When most people think of starting a garden, springtime comes to mind. Unfortunately, not all garden enthusiasts can put aside time to plan their garden in time for the spring deadline. If you’re one of these late bloomers, you’re in luck. You can still enjoy planting a garden before the year ends if you start a fall garden. Below, you will find four tips on how to start your fall garden and how to care for it.

1. Pick Your Plants

Not every flower or vegetable is suited to be grown during the fall, so it’s important to pick your plants wisely when you start a fall garden. One thing to keep in mind is that the fall season tends to bring evening frosts which can kill certain plants. This is why the plants you choose to place in your fall garden should have a healthy tolerance for cold weather. For a fall vegetable garden, some hardy choices are leeks, cabbage, broccoli, spinach, and radishes. If you want flowers in your fall garden, some prime choices are pansies, Blue Star Amsonia, and Caryopteris.

2. Ready the Seeds

Similar to the way you start your spring garden, your fall seeds must be given the proper care in order to grow to their fullest and healthiest bloom. Some seeds can be planted directly in your garden, covered with dirt, and regularly watered to be left to grow in their own time. Other seeds might need to be started first in flats inside of your home and be transplanted into your garden once ready. Follow the instructions on the seed packet for your specific zone for the best results.

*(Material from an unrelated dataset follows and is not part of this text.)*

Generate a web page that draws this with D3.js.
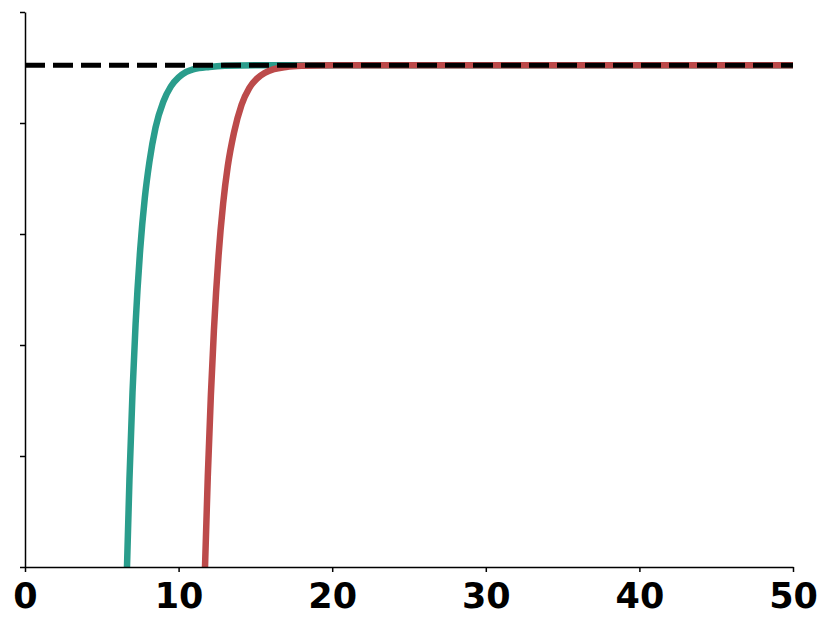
<!DOCTYPE html>
<html>
<head>
<meta charset="utf-8">
<script src="https://cdn.jsdelivr.net/npm/d3@7"></script>
<style>
  body { margin: 0; background: #fff; }
  svg { display: block; }
  .tick text { font-family: "DejaVu Sans", sans-serif; font-weight: bold; }
</style>
</head>
<body>
<svg id="chart" width="831" height="627"></svg>
<script>
// values (y in axis units, 0..1)
const tealX = [6.64, 6.8, 7.0, 7.2, 7.5, 7.8, 8.1, 8.5, 9.0, 9.5, 10, 10.5, 11, 12, 13, 15, 50]
const tealY = [0, 0.158, 0.315, 0.438, 0.572, 0.665, 0.730, 0.792, 0.838, 0.866, 0.882, 0.892, 0.897, 0.901, 0.903, 0.904, 0.904]

const redX = [11.72, 11.9, 12.1, 12.3, 12.6, 12.9, 13.2, 13.6, 14.1, 14.6, 15.1, 15.6, 16.2, 17, 18, 20, 50]
const redY = [0, 0.163, 0.309, 0.427, 0.561, 0.655, 0.722, 0.782, 0.833, 0.863, 0.880, 0.890, 0.897, 0.901, 0.903, 0.904, 0.904]

const plateau = 0.904
const xTicks = [0, 10, 20, 30, 40, 50]
const yTicks = [0, 0.2, 0.4, 0.6, 0.8, 1.0]

const margin = {left: 25, right: 38, top: 12, bottom: 60}
const svg = d3.select("#chart")
const W = +svg.attr("width"), H = +svg.attr("height")

const x = d3.scaleLinear().domain([0, 50]).range([margin.left, W - margin.right])
const y = d3.scaleLinear().domain([0, 1]).range([H - margin.bottom, margin.top])

const line = d3.line()
  .x(d => x(d[0]))
  .y(d => y(d[1]))
  .curve(d3.curveMonotoneX)

const series = [
  {xs: tealX, ys: tealY, color: "#2a9d8c"},
  {xs: redX, ys: redY, color: "#bc4a4a"},
]

series.forEach(s => {
  svg.append("path")
    .attr("d", line(s.xs.map((v, i) => [v, s.ys[i]])))
    .attr("fill", "none")
    .attr("stroke", s.color)
    .attr("stroke-width", 6.5)
})

// dashed plateau on top
svg.append("line")
  .attr("x1", x(0)).attr("x2", x(50))
  .attr("y1", y(plateau)).attr("y2", y(plateau))
  .attr("stroke", "black")
  .attr("stroke-width", 5)
  .attr("stroke-dasharray", "20,8")

const xAxis = svg.append("g")
  .attr("transform", `translate(0,${y(0)})`)
  .call(d3.axisBottom(x).tickValues(xTicks).tickSize(5).tickPadding(11).tickSizeOuter(0))
xAxis.selectAll("text").attr("font-size", 35).attr("fill", "black")

const yAxis = svg.append("g")
  .attr("transform", `translate(${x(0)},0)`)
  .call(d3.axisLeft(y).tickValues(yTicks).tickSize(5).tickFormat("").tickSizeOuter(0))

svg.selectAll(".domain, .tick line").attr("stroke", "black").attr("stroke-width", 1.5)
</script>
</body>
</html>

3. Start A Fall Garden By Preparing The Soil

Once you’ve chosen the best plants for your fall garden and properly prepared the seeds, it’s time to get your garden area ready. If you decide to reuse the same area that held your spring garden, you’ll need to do some cleanup before the fall seeds and plants can be added. Start by pulling out any old or rotted spring plants and any weeds that will end up robbing your baby plants of nutrients and water. It’s also a good idea to add extra nutrients to the soil using organic compost since the spring plants likely depleted the soil of nutrients. If you’re using a new area to start a fall garden, make sure that the area is free of weeds and receives plenty of sunlight for the health of your plants.

4. Arrange The Plants Accordingly

One important thing to keep in mind regarding your fall garden is that certain plants will grow tall while others will remain close to the soil and grow outwards. You should do research on each of the plants you place in your garden to learn about any specific growing needs they may have. Some plants will need more room to grow outwards while other plants may require a lattice or a wooden stake to cling to while they grow. Once you determine any special needs your plants have, arrange them accordingly in the garden so that short plants will receive plenty of sunlight and not be covered by taller plants.